The surge in grain prices amid the worst drought in the U.S. in more than half a century, has led to livestock farmers demanding the Obama administration reduce or temporarily cancel a federal mandate, which requires part of the corn crop be set aside to produce ethanol for blending into cleaner-burning gasoline.
The livestock lobby argues such a waiver will free up more supply and help ease record prices for corn, a key ingredient for animal feed. This year gasoline refiners will use some 13.2 billion gallons of ethanol, which will consume some 40 percent of the corn crop.

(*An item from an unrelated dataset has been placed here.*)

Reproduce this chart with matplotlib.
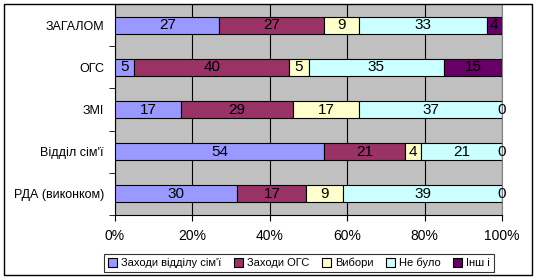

The debate is resurrecting painful memories of the food crisis of 2008 when farmers diverted corn crops from food production into the lucrative biofuel market. That contributed to a jump in prices and sparked food riots in Haiti, Bangladesh, Egypt and Mexico.
Now, a variation of the same 'food-versus-fuel' debate is pitting livestock producers against corn growers and the U.S. ethanol industry. But cattlemen and ranchers looking for a reprieve of the mandate by the U.S. Environmental Protection Agency (EPA) are likely to be disappointed.
Washington "remains unwilling to make changes to the Renewable Fuels Standard (RFS) and is therefore not likely to grant waivers," said Divya Reddy, Global Energy & Natural Resources analyst at consultancy Eurasia Group.
Granting a waiver will send a negative signal about the administration's support for biofuels, Reddy said, ahead of the November presidential election.
More than a hundred Republicans and Democrats in the U.S. House of Representatives are calling on the federal government to reduce its production mandate for corn-based ethanol in an effort to bring down prices for the grain, Dow Jones reported Thursday.
That said, any decision in favor of a waiver "would inevitably risk backlash in farm states, where the ethanol program remains popular, including several swing states like Iowa, Ohio, and Wisconsin," Eurasia Group's Reddy said.
Even if a waiver did materialize, agronomists say it may not help ease corn prices appreciably. A recent Iowa State University study estimated the price of corn would drop an average of only 28 cents across a range of corn yield outcomes even after a full waiver of the mandate.
"The EPA does not necessarily have the ability to substantially ease the plight of livestock producers in 2012-13 at the stroke of a pen," wrote Scott Irwin and Darrel Good at the University of Illinois' Department of Agricultural and Consumer Economics.
From a pure supply and demand perspective, Societe Generale analysts Michael Wittner and Christopher Narayanan argue that there's no need for the U.S. EPA to lower or waive the ethanol mandate "for this year or next."
"Our analysis indicates that a waiver of the RFS is not necessary," the analysts wrote in a report on July 27. "Increased ethanol stockdraws, lower ethanol exports, the use of RINs (Renewable Identification Numbers, or tradable ethanol credits), and higher ethanol output — driven by ethanol price increases which have already taken place — will combine to increase ethanol supply and reduce corn demand, which will balance both markets."
They concluded: "We do not believe that there actually is a crisis that requires an RFS waiver."
That's unlikely to convince the livestock lobby who're likely to intensify their campaign in the run-up to the election.
"I support American ethanol and what it has done for rural communities in Nebraska and in many other states throughout the country," said J.D. Alexander, Nebraska cattleman and National Cattlemen's Beef Association president. "I find it concerning to the viability of the livestock industry that these mandates are allowed to continue today in the worst drought I have seen in my lifetime. This isn't rocket science. Implement the law, waive the RFS, let the market work and embrace free market principles."